::: Records for the task :::

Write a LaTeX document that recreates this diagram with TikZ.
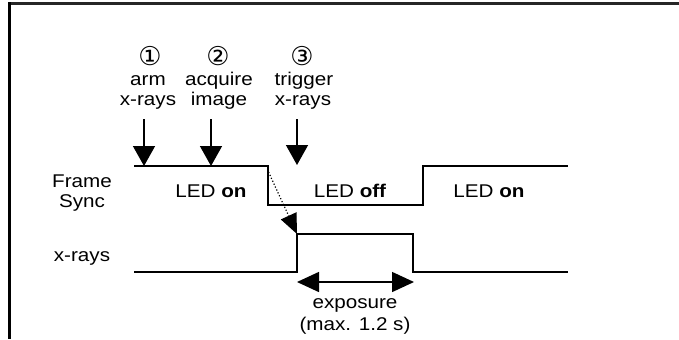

:::
::: Records for the task :::

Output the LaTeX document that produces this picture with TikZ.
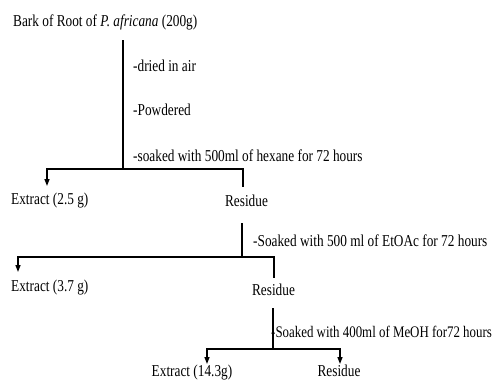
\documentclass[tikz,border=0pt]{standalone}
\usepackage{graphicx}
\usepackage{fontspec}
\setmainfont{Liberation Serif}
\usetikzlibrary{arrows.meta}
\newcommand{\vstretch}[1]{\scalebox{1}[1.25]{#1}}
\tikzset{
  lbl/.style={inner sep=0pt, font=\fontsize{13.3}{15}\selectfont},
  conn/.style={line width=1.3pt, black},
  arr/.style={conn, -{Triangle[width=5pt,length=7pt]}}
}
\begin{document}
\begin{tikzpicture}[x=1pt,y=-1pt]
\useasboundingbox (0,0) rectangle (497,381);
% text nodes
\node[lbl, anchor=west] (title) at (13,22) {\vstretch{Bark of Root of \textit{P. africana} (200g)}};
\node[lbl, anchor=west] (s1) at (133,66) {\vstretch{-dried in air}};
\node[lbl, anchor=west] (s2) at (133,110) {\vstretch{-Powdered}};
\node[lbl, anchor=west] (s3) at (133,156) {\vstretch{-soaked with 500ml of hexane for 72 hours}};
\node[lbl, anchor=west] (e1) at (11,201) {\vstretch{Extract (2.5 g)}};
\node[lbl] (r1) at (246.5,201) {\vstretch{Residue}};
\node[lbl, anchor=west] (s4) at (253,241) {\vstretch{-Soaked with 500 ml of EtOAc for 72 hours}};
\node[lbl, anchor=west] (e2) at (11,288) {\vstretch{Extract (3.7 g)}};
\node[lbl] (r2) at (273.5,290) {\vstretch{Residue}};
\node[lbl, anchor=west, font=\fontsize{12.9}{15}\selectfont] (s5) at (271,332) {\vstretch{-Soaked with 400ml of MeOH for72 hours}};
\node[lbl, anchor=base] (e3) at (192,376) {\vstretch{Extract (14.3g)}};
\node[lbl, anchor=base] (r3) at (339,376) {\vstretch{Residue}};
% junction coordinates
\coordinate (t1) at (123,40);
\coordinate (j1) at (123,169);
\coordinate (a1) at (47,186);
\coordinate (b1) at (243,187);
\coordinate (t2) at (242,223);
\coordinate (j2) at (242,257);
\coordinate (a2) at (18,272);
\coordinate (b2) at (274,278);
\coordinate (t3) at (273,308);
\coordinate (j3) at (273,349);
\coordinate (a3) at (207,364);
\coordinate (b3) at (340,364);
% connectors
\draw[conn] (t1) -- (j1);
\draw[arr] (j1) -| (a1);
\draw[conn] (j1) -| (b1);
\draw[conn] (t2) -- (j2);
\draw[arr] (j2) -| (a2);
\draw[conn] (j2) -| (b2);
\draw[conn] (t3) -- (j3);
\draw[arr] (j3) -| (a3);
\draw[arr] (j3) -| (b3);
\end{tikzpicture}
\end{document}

:::

To be done —
In the entries above, identify every line with the word "that". Copy those lines.

Exercise solution —
Write a LaTeX document that recreates this diagram with TikZ.
Output the LaTeX document that produces this picture with TikZ.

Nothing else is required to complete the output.